BEGIN DATASET SECTION

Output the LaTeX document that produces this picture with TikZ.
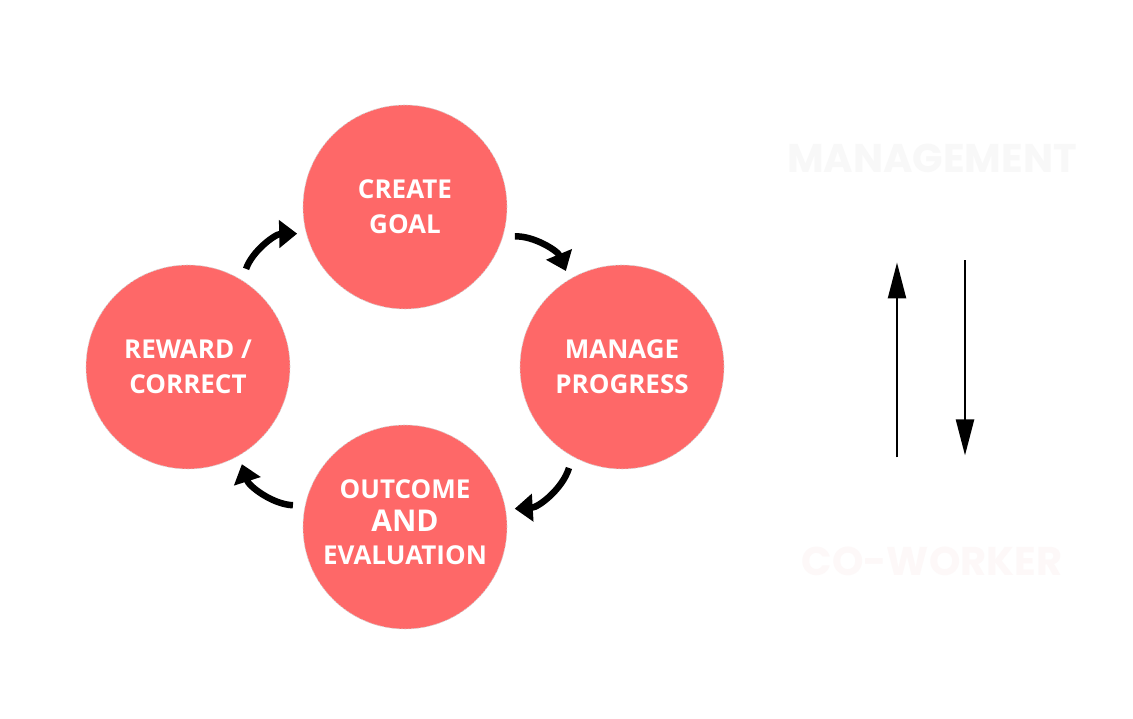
\documentclass[tikz,border=0pt]{standalone}
\usepackage{fontspec}
\setsansfont{Open Sans}
\newfontfamily\headfont{Poppins}
\usetikzlibrary{arrows.meta,positioning}
\definecolor{stagered}{HTML}{FE6868}
\definecolor{faintgray}{HTML}{F8F8F8}
\definecolor{faintpink}{HTML}{FDF8F8}
\tikzset{
  stage/.style={circle,fill=stagered,draw=black!18,line width=0.6pt,dash pattern=on 2pt off 1.2pt,minimum size=204pt,inner sep=0pt,align=center,text=white,font=\sffamily\bfseries\fontsize{26}{35}\selectfont},
  cyclearrow/.style={-{Triangle[length=18pt,width=27pt]},line width=6.5pt,black,shorten <=12pt,shorten >=9pt},
  rolelabel/.style={font=\headfont\bfseries\fontsize{40}{42}\selectfont,inner sep=0pt},
  flowarrow/.style={-{Triangle[length=36pt,width=18pt]},line width=2.4pt,black}
}
\begin{document}
\begin{tikzpicture}[x=1pt,y=1pt]
  \useasboundingbox[fill=white] (0,0) rectangle (1133,718);
  \node[stage] (goal) at (405,511) {CREATE\\GOAL};
  \node[stage] (progress) at (622,351) {MANAGE\\PROGRESS};
  \node[stage,font=\sffamily\bfseries\fontsize{26}{33}\selectfont] (outcome) at (405,191)
    {OUTCOME\\{\fontsize{30}{33}\selectfont AND}\\EVALUATION\\[-23pt]};
  \node[stage] (reward) at (188,351) {REWARD /\\CORRECT};

  \draw[cyclearrow] (goal.-17) to[bend left=35] (progress.121);
  \draw[cyclearrow] (progress.-119) to[bend left=35] (outcome.10);
  \draw[cyclearrow] (outcome.168) to[bend left=35] (reward.-60);
  \draw[cyclearrow] (reward.58) to[bend left=35] (goal.195);

  \node[rolelabel,text=faintgray] (mgmt) at (932,560) {MANAGEMENT};
  \node[rolelabel,text=faintpink] (cowork) at (932,157) {CO-WORKER};

  \draw[flowarrow,shorten <=89pt,shorten >=90pt] ([xshift=-35pt]cowork.north) -- ([xshift=-35pt]mgmt.south);
  \draw[flowarrow,shorten <=88pt,shorten >=91pt] ([xshift=33pt]mgmt.south) -- ([xshift=33pt]cowork.north);
\end{tikzpicture}
\end{document}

END DATASET SECTION

▶ PROBLEM TO SOLVE
Every line above should be returned word for word, with the pictures left behind.

▶ WRITTEN ANSWER
Output the LaTeX document that produces this picture with TikZ.
\documentclass[tikz,border=0pt]{standalone}
\usepackage{fontspec}
\setsansfont{Open Sans}
\newfontfamily\headfont{Poppins}
\usetikzlibrary{arrows.meta,positioning}
\definecolor{stagered}{HTML}{FE6868}
\definecolor{faintgray}{HTML}{F8F8F8}
\definecolor{faintpink}{HTML}{FDF8F8}
\tikzset{
  stage/.style={circle,fill=stagered,draw=black!18,line width=0.6pt,dash pattern=on 2pt off 1.2pt,minimum size=204pt,inner sep=0pt,align=center,text=white,font=\sffamily\bfseries\fontsize{26}{35}\selectfont},
  cyclearrow/.style={-{Triangle[length=18pt,width=27pt]},line width=6.5pt,black,shorten <=12pt,shorten >=9pt},
  rolelabel/.style={font=\headfont\bfseries\fontsize{40}{42}\selectfont,inner sep=0pt},
  flowarrow/.style={-{Triangle[length=36pt,width=18pt]},line width=2.4pt,black}
}
\begin{document}
\begin{tikzpicture}[x=1pt,y=1pt]
  \useasboundingbox[fill=white] (0,0) rectangle (1133,718);
  \node[stage] (goal) at (405,511) {CREATE\\GOAL};
  \node[stage] (progress) at (622,351) {MANAGE\\PROGRESS};
  \node[stage,font=\sffamily\bfseries\fontsize{26}{33}\selectfont] (outcome) at (405,191)
    {OUTCOME\\{\fontsize{30}{33}\selectfont AND}\\EVALUATION\\[-23pt]};
  \node[stage] (reward) at (188,351) {REWARD /\\CORRECT};

  \draw[cyclearrow] (goal.-17) to[bend left=35] (progress.121);
  \draw[cyclearrow] (progress.-119) to[bend left=35] (outcome.10);
  \draw[cyclearrow] (outcome.168) to[bend left=35] (reward.-60);
  \draw[cyclearrow] (reward.58) to[bend left=35] (goal.195);

  \node[rolelabel,text=faintgray] (mgmt) at (932,560) {MANAGEMENT};
  \node[rolelabel,text=faintpink] (cowork) at (932,157) {CO-WORKER};

  \draw[flowarrow,shorten <=89pt,shorten >=90pt] ([xshift=-35pt]cowork.north) -- ([xshift=-35pt]mgmt.south);
  \draw[flowarrow,shorten <=88pt,shorten >=91pt] ([xshift=33pt]mgmt.south) -- ([xshift=33pt]cowork.north);
\end{tikzpicture}
\end{document}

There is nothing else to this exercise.